The girl was picked up for prostitution, close to dawn, on Franklin Square in the heart of downtown Washington. She said she was 17, but authorities quickly learned that she was only 12 and a runaway from New York City.
Encountering a girl so young selling herself on the street took officials by surprise. The run-in with police on Nov. 9, a Saturday, set the girl on a bureaucratic odyssey, as city agencies and the court system struggled to figure out how to handle an unusual case that straddled the city's child protection and juvenile justice systems.
Over the course of 11 days, the girl would be the subject of discussions among authorities and twice pass through a gantlet of paperwork and interviews. Along the way, she was sexually assaulted by two older girls at the District's juvenile detention facility.

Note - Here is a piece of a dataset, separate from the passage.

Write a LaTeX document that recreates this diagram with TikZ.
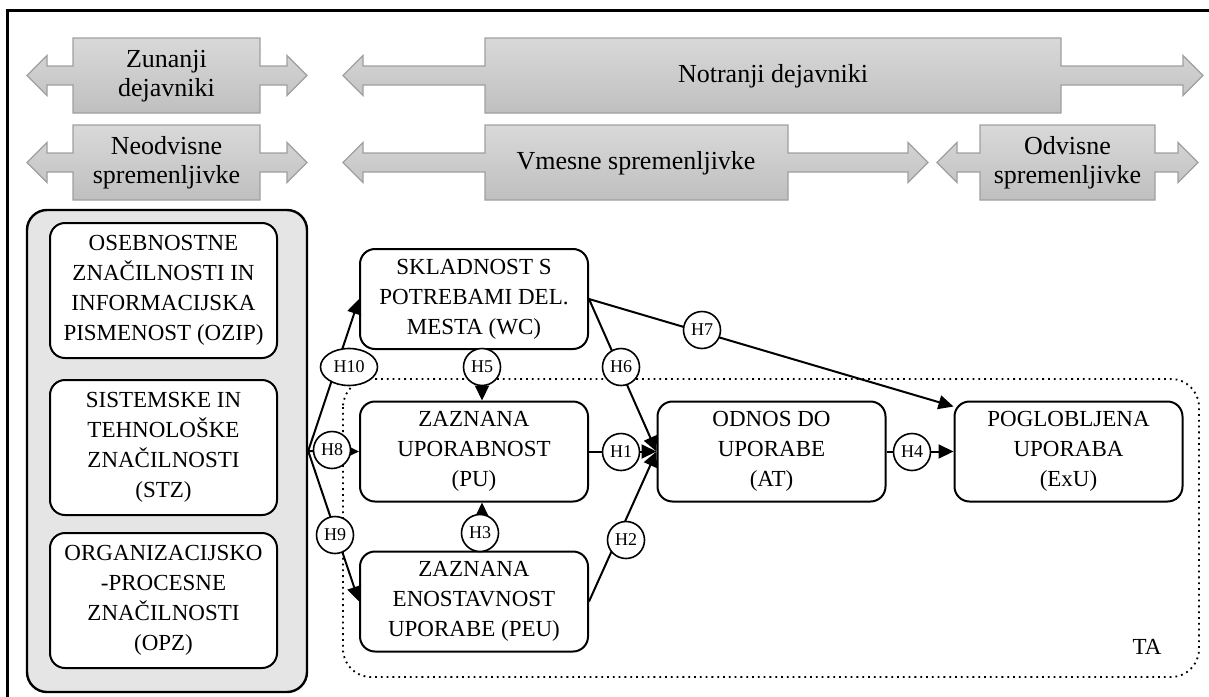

The girl was sent back to New York on Nov. 20. For the past two weeks, District officials have been trying to reconstruct what happened while she was in their care. Carolyn N. Graham, the deputy mayor overseeing the review, said she was disturbed by a "breakdown" in the city's web of social services. She added that the circumstances of the girl's case were highly disturbing, even in a city that has experienced a recent surge in prostitution arrests.
"What are we becoming as a society?" Graham asked. "Five o'clock in the morning. A 12-year-old. My mind can't even wrap around that."
Franklin Square, a park filled with office workers, tourists and panhandlers by day, is a major site of the sex trade at night. Police have reported a sizable increase in prostitution arrests this year, many involving minors who are brought to Washington in loosely organized rings.
An undercover officer in the city's anti-prostitution unit said that minors who are picked up often give false information to the police, making it nearly impossible to track down their records.
"It is a problem when they lie," the officer said, adding that "we have no system in place" to ascertain the girls' true history. "That's a major loophole."
In the 12-year-old's case, the city learned her true name and age only after police took her to the Child and Family Services Agency for an interview. The girl told a social worker that she had arrived in Washington two days earlier.
Graham said the police also picked up a man and two women accompanying the girl. She said the man was under criminal investigation, but police would not discuss the case.
According to officials, police officers contacted the girl's grandmother in Brooklyn, who said that she had filed a missing-person report. The Washington police charged the girl as a fugitive from her guardian and took her to the juvenile processing unit at D.C. Superior Court.
She was then sent to the Oak Hill Youth Center in Laurel for a short-term stay pending an initial court hearing, which occurred on Monday. On Sunday evening, according to officials, the girl was sexually assaulted by two other residents in Unit 6, the girls' building at Oak Hill.
Debra A. Daniels, a spokeswoman for the Department of Human Services, said its Youth Services Administration, which operates Oak Hill, has retrained staff in Unit 6 and ordered guards to make inspections every 15 minutes and to patrol the hallways of sleeping areas at night.
"Policies and procedures regarding room checks may not have been appropriately followed or documented on the night of the incident," Daniels said, adding that an investigation was underway.
Under court order and city policies, runaways and children detained awaiting trial are not supposed to be housed with juvenile offenders committed to the city's custody. Unit 6, the only space designated for girls at Oak Hill, does not have individual sleeping quarters.
The city has broken ground on a new facility in Northeast Washington that will house detained children and runaways. Oak Hill would exclusively house convicted juvenile offenders.
The girl's journey through the government maze continued at a court hearing Nov. 11, when city lawyers and court officials agreed to drop the runaway charge and referred her to Child and Family Services for a neglect investigation.
What happened next is unclear. Child protection officials took the girl to Children's Hospital for a medical screening, but later that day police officers arrived with a warrant issued in Family Court in Brooklyn to arrest her as a runaway.
"We were going to place her, when all of a sudden this legal document appeared, and she was taken away again," said Mindy L. Good, a spokeswoman for the Child and Family Services Agency.
For a second time, the girl was taken to Superior Court and then to Oak Hill. It is not known what happened next, but child protection workers retrieved the girl from Oak Hill and filed a neglect petition in court Nov. 12. The girl stayed with a foster family until she was returned to New York eight days later.
"I'm concerned about the events on the 11th," Graham said. "There's just so many unanswered questions."
Good said the agency's jurisdiction was initially limited because the girl was a runaway and not clearly an abuse victim, and later because of the existence of an arrest warrant. She said the agency had clear authority over the girl only after she disclosed the sexual assault at Oak Hill and alleged that she had been abused at home.
Laws in the District and most states permit the detention of runaways and children deemed "ungovernable" as "persons in need of supervision." The New York arrest warrant was filed under such a law.
Authorities are often poorly equipped to deal with runaways, who frequently are involved with crimes or are victims of abuse or neglect, said Lee E. Teitelbaum, the dean of Cornell Law School and a family law expert. "There's certainly a risk that these children will fall into the cracks," he said.
Staff writer Clarence Williams contributed to this report.